■ **TASK DESCRIPTION**
Skip the pictures. Reproduce all other material exactly.

------------------------------------------------

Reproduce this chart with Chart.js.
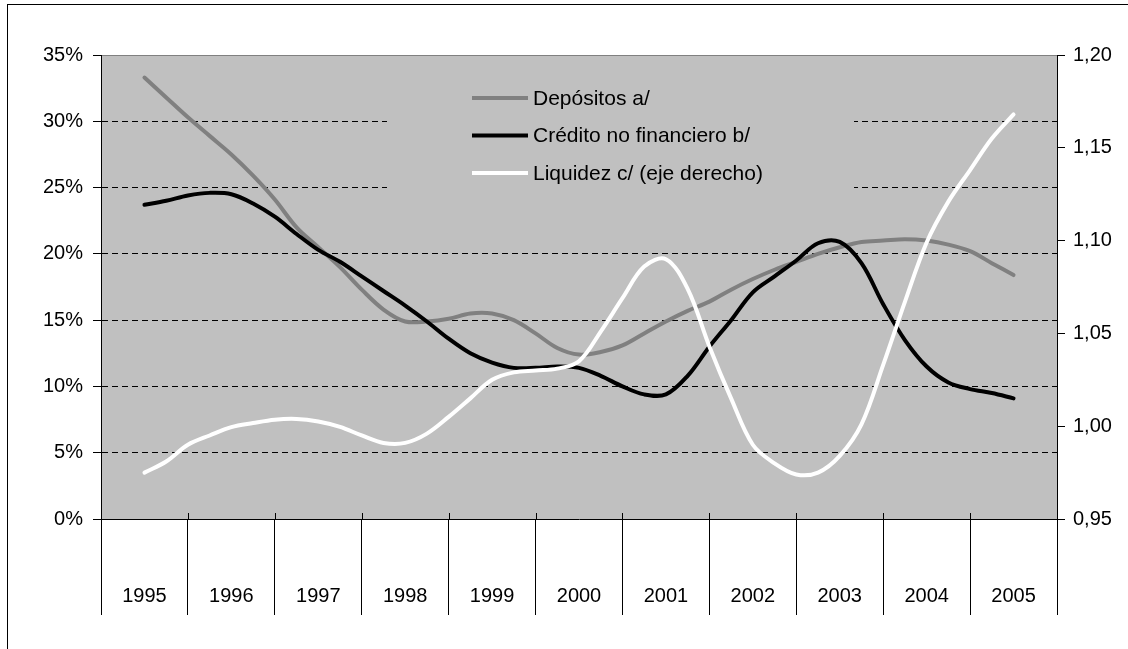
<!DOCTYPE html>
<html>
<head>
<meta charset="utf-8">
<script src="https://cdn.jsdelivr.net/npm/chart.js@4/dist/chart.umd.min.js"></script>
<style>
  body { margin: 0; background: #fff; }
  #wrap { width: 1128px; height: 649px; }
</style>
</head>
<body>
<div id="wrap"><canvas id="chart"></canvas></div>
<script>
const years = ["1995", "1996", "1997", "1998", "1999", "2000", "2001", "2002", "2003", "2004", "2005"];

// quarterly values, first point in the middle of 1995, last in the middle of 2005
const depositos = [
  33.3, 31.8, 30.3, 28.9, 27.5, 25.9, 24.1, 22.0, 20.5, 19.0,
  17.3, 15.8, 14.9, 14.9, 15.1, 15.5, 15.5, 15.0, 14.0, 12.9,
  12.4, 12.6, 13.1, 14.0, 14.9, 15.7, 16.4, 17.3, 18.1, 18.8,
  19.4, 20.0, 20.5, 20.9, 21.0, 21.1, 21.0, 20.7, 20.2, 19.3, 18.4,
];
const credito = [
  23.7, 24.0, 24.4, 24.6, 24.5, 23.8, 22.8, 21.5, 20.3, 19.4,
  18.3, 17.2, 16.1, 14.9, 13.6, 12.5, 11.8, 11.4, 11.4, 11.5,
  11.4, 10.8, 10.0, 9.4, 9.4, 10.8, 13.0, 15.0, 17.1, 18.3,
  19.5, 20.8, 20.9, 19.3, 16.2, 13.5, 11.5, 10.3, 9.8, 9.5, 9.1,
];
const liquidez = [
  0.975, 0.981, 0.990, 0.995, 0.9995, 1.0017, 1.0035, 1.0039, 1.0025, 0.9996,
  0.995, 0.991, 0.991, 0.996, 1.005, 1.015, 1.025, 1.029, 1.030, 1.031,
  1.035, 1.051, 1.069, 1.086, 1.090, 1.074, 1.043, 1.015, 0.990, 0.980,
  0.974, 0.975, 0.984, 1.001, 1.033, 1.067, 1.099, 1.121, 1.138, 1.155, 1.168,
];

const toPoints = (arr) => arr.map((v, i) => ({ x: 0.5 + i / 4, y: v }));
const font = { family: "'Liberation Sans', Arial, sans-serif", size: 20 };

const background = {
  id: "background",
  beforeDraw(chart) {
    const { ctx, chartArea: a } = chart;
    ctx.save();
    ctx.fillStyle = "#fff";
    ctx.fillRect(0, 0, chart.width, chart.height);
    ctx.fillStyle = "#c0c0c0";
    ctx.fillRect(a.left, a.top, a.right - a.left, a.bottom - a.top);
    ctx.strokeStyle = "#000";
    ctx.lineWidth = 1;
    ctx.strokeRect(7.5, 4.5, chart.width, chart.height);
    ctx.strokeStyle = "#808080";
    ctx.beginPath();
    ctx.moveTo(a.left, a.top + 0.5);
    ctx.lineTo(a.right, a.top + 0.5);
    ctx.stroke();
    ctx.restore();
  },
};

const legendBox = {
  id: "legendBox",
  beforeDatasetsDraw(chart) {
    const { ctx, chartArea: a, scales } = chart;
    ctx.save();
    ctx.fillStyle = "#c0c0c0";
    ctx.fillRect(387, 76, 467, 116);

    // small inward tick marks on the category axis
    ctx.strokeStyle = "#000";
    ctx.lineWidth = 1;
    for (let i = 0; i <= years.length; i++) {
      const x = Math.round(scales.x.getPixelForValue(i)) + 0.5;
      ctx.beginPath();
      ctx.moveTo(x, a.bottom - 6);
      ctx.lineTo(x, a.bottom);
      ctx.stroke();
    }

    ctx.font = "21px 'Liberation Sans', Arial, sans-serif";
    ctx.textBaseline = "middle";
    chart.data.datasets.forEach((ds, i) => {
      const y = 98 + i * 37.5;
      ctx.strokeStyle = ds.borderColor;
      ctx.lineWidth = 4;
      ctx.beginPath();
      ctx.moveTo(472, y);
      ctx.lineTo(528, y);
      ctx.stroke();
      ctx.fillStyle = "#000";
      ctx.fillText(ds.label, 533, y + 1);
    });
    ctx.restore();
  },
};

const ctxMain = document.getElementById("chart").getContext("2d");
const mainChart = new Chart(ctxMain, {
  type: "line",
  data: {
    datasets: [
      {
        label: "Depósitos a/",
        data: toPoints(depositos),
        borderColor: "#808080",
        borderWidth: 4,
        yAxisID: "y",
        order: 2,
      },
      {
        label: "Crédito no financiero b/",
        data: toPoints(credito),
        borderColor: "#000000",
        borderWidth: 4,
        yAxisID: "y",
        order: 1,
      },
      {
        label: "Liquidez c/ (eje derecho)",
        data: toPoints(liquidez),
        borderColor: "#ffffff",
        borderWidth: 4,
        yAxisID: "y1",
        order: 0,
      },
    ],
  },
  options: {
    responsive: true,
    maintainAspectRatio: false,
    animation: false,
    events: [],
    elements: {
      point: { radius: 0 },
      line: { tension: 0.35, borderCapStyle: "round", borderJoinStyle: "round" },
    },
    layout: { padding: { top: 55, left: 0, right: 0, bottom: 0 } },
    plugins: {
      legend: { display: false },
      tooltip: { enabled: false },
    },
    scales: {
      x: {
        type: "linear",
        min: 0,
        max: years.length,
        afterFit: (scale) => { scale.height = 130; },
        ticks: {
          stepSize: 0.5,
          autoSkip: false,
          maxRotation: 0,
          padding: -31,
          color: "#000",
          font: font,
          callback: (v) => (v % 1 === 0.5 ? years[Math.floor(v)] : ""),
        },
        grid: {
          drawOnChartArea: false,
          tickLength: 96,
          tickColor: (c) => (Number.isInteger(c.tick.value) ? "#000" : "rgba(0,0,0,0)"),
        },
        border: { color: "#000", width: 1 },
      },
      y: {
        position: "left",
        min: 0,
        max: 35,
        afterFit: (scale) => { scale.width = 101; },
        ticks: {
          stepSize: 5,
          padding: 10,
          color: "#000",
          font: font,
          callback: (v) => v + "%",
        },
        grid: {
          color: (c) => (c.tick.value === 0 || c.tick.value === 35 ? "rgba(0,0,0,0)" : "#000"),
          tickColor: "#000",
          tickLength: 8,
          lineWidth: 1,
        },
        border: { color: "#000", width: 1, dash: [6, 4] },
      },
      y1: {
        position: "right",
        min: 0.95,
        max: 1.2,
        afterFit: (scale) => { scale.width = 71; },
        ticks: {
          stepSize: 0.05,
          padding: 8,
          color: "#000",
          font: font,
          callback: (v) => v.toFixed(2).replace(".", ","),
        },
        grid: {
          drawOnChartArea: false,
          tickColor: "#000",
          tickLength: 8,
        },
        border: { color: "#000", width: 1 },
      },
    },
  },
  plugins: [background, legendBox],
});
</script>
</body>
</html>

------------------------------------------------

■ **EXERCISE RESPONSE**
Reproduce this chart with Chart.js.
<!DOCTYPE html>
<html>
<head>
<meta charset="utf-8">
<script src="https://cdn.jsdelivr.net/npm/chart.js@4/dist/chart.umd.min.js"></script>
<style>
  body { margin: 0; background: #fff; }
  #wrap { width: 1128px; height: 649px; }
</style>
</head>
<body>
<div id="wrap"><canvas id="chart"></canvas></div>
<script>
const years = ["1995", "1996", "1997", "1998", "1999", "2000", "2001", "2002", "2003", "2004", "2005"];

// quarterly values, first point in the middle of 1995, last in the middle of 2005
const depositos = [
  33.3, 31.8, 30.3, 28.9, 27.5, 25.9, 24.1, 22.0, 20.5, 19.0,
  17.3, 15.8, 14.9, 14.9, 15.1, 15.5, 15.5, 15.0, 14.0, 12.9,
  12.4, 12.6, 13.1, 14.0, 14.9, 15.7, 16.4, 17.3, 18.1, 18.8,
  19.4, 20.0, 20.5, 20.9, 21.0, 21.1, 21.0, 20.7, 20.2, 19.3, 18.4,
];
const credito = [
  23.7, 24.0, 24.4, 24.6, 24.5, 23.8, 22.8, 21.5, 20.3, 19.4,
  18.3, 17.2, 16.1, 14.9, 13.6, 12.5, 11.8, 11.4, 11.4, 11.5,
  11.4, 10.8, 10.0, 9.4, 9.4, 10.8, 13.0, 15.0, 17.1, 18.3,
  19.5, 20.8, 20.9, 19.3, 16.2, 13.5, 11.5, 10.3, 9.8, 9.5, 9.1,
];
const liquidez = [
  0.975, 0.981, 0.990, 0.995, 0.9995, 1.0017, 1.0035, 1.0039, 1.0025, 0.9996,
  0.995, 0.991, 0.991, 0.996, 1.005, 1.015, 1.025, 1.029, 1.030, 1.031,
  1.035, 1.051, 1.069, 1.086, 1.090, 1.074, 1.043, 1.015, 0.990, 0.980,
  0.974, 0.975, 0.984, 1.001, 1.033, 1.067, 1.099, 1.121, 1.138, 1.155, 1.168,
];

const toPoints = (arr) => arr.map((v, i) => ({ x: 0.5 + i / 4, y: v }));
const font = { family: "'Liberation Sans', Arial, sans-serif", size: 20 };

const background = {
  id: "background",
  beforeDraw(chart) {
    const { ctx, chartArea: a } = chart;
    ctx.save();
    ctx.fillStyle = "#fff";
    ctx.fillRect(0, 0, chart.width, chart.height);
    ctx.fillStyle = "#c0c0c0";
    ctx.fillRect(a.left, a.top, a.right - a.left, a.bottom - a.top);
    ctx.strokeStyle = "#000";
    ctx.lineWidth = 1;
    ctx.strokeRect(7.5, 4.5, chart.width, chart.height);
    ctx.strokeStyle = "#808080";
    ctx.beginPath();
    ctx.moveTo(a.left, a.top + 0.5);
    ctx.lineTo(a.right, a.top + 0.5);
    ctx.stroke();
    ctx.restore();
  },
};

const legendBox = {
  id: "legendBox",
  beforeDatasetsDraw(chart) {
    const { ctx, chartArea: a, scales } = chart;
    ctx.save();
    ctx.fillStyle = "#c0c0c0";
    ctx.fillRect(387, 76, 467, 116);

    // small inward tick marks on the category axis
    ctx.strokeStyle = "#000";
    ctx.lineWidth = 1;
    for (let i = 0; i <= years.length; i++) {
      const x = Math.round(scales.x.getPixelForValue(i)) + 0.5;
      ctx.beginPath();
      ctx.moveTo(x, a.bottom - 6);
      ctx.lineTo(x, a.bottom);
      ctx.stroke();
    }

    ctx.font = "21px 'Liberation Sans', Arial, sans-serif";
    ctx.textBaseline = "middle";
    chart.data.datasets.forEach((ds, i) => {
      const y = 98 + i * 37.5;
      ctx.strokeStyle = ds.borderColor;
      ctx.lineWidth = 4;
      ctx.beginPath();
      ctx.moveTo(472, y);
      ctx.lineTo(528, y);
      ctx.stroke();
      ctx.fillStyle = "#000";
      ctx.fillText(ds.label, 533, y + 1);
    });
    ctx.restore();
  },
};

const ctxMain = document.getElementById("chart").getContext("2d");
const mainChart = new Chart(ctxMain, {
  type: "line",
  data: {
    datasets: [
      {
        label: "Depósitos a/",
        data: toPoints(depositos),
        borderColor: "#808080",
        borderWidth: 4,
        yAxisID: "y",
        order: 2,
      },
      {
        label: "Crédito no financiero b/",
        data: toPoints(credito),
        borderColor: "#000000",
        borderWidth: 4,
        yAxisID: "y",
        order: 1,
      },
      {
        label: "Liquidez c/ (eje derecho)",
        data: toPoints(liquidez),
        borderColor: "#ffffff",
        borderWidth: 4,
        yAxisID: "y1",
        order: 0,
      },
    ],
  },
  options: {
    responsive: true,
    maintainAspectRatio: false,
    animation: false,
    events: [],
    elements: {
      point: { radius: 0 },
      line: { tension: 0.35, borderCapStyle: "round", borderJoinStyle: "round" },
    },
    layout: { padding: { top: 55, left: 0, right: 0, bottom: 0 } },
    plugins: {
      legend: { display: false },
      tooltip: { enabled: false },
    },
    scales: {
      x: {
        type: "linear",
        min: 0,
        max: years.length,
        afterFit: (scale) => { scale.height = 130; },
        ticks: {
          stepSize: 0.5,
          autoSkip: false,
          maxRotation: 0,
          padding: -31,
          color: "#000",
          font: font,
          callback: (v) => (v % 1 === 0.5 ? years[Math.floor(v)] : ""),
        },
        grid: {
          drawOnChartArea: false,
          tickLength: 96,
          tickColor: (c) => (Number.isInteger(c.tick.value) ? "#000" : "rgba(0,0,0,0)"),
        },
        border: { color: "#000", width: 1 },
      },
      y: {
        position: "left",
        min: 0,
        max: 35,
        afterFit: (scale) => { scale.width = 101; },
        ticks: {
          stepSize: 5,
          padding: 10,
          color: "#000",
          font: font,
          callback: (v) => v + "%",
        },
        grid: {
          color: (c) => (c.tick.value === 0 || c.tick.value === 35 ? "rgba(0,0,0,0)" : "#000"),
          tickColor: "#000",
          tickLength: 8,
          lineWidth: 1,
        },
        border: { color: "#000", width: 1, dash: [6, 4] },
      },
      y1: {
        position: "right",
        min: 0.95,
        max: 1.2,
        afterFit: (scale) => { scale.width = 71; },
        ticks: {
          stepSize: 0.05,
          padding: 8,
          color: "#000",
          font: font,
          callback: (v) => v.toFixed(2).replace(".", ","),
        },
        grid: {
          drawOnChartArea: false,
          tickColor: "#000",
          tickLength: 8,
        },
        border: { color: "#000", width: 1 },
      },
    },
  },
  plugins: [background, legendBox],
});
</script>
</body>
</html>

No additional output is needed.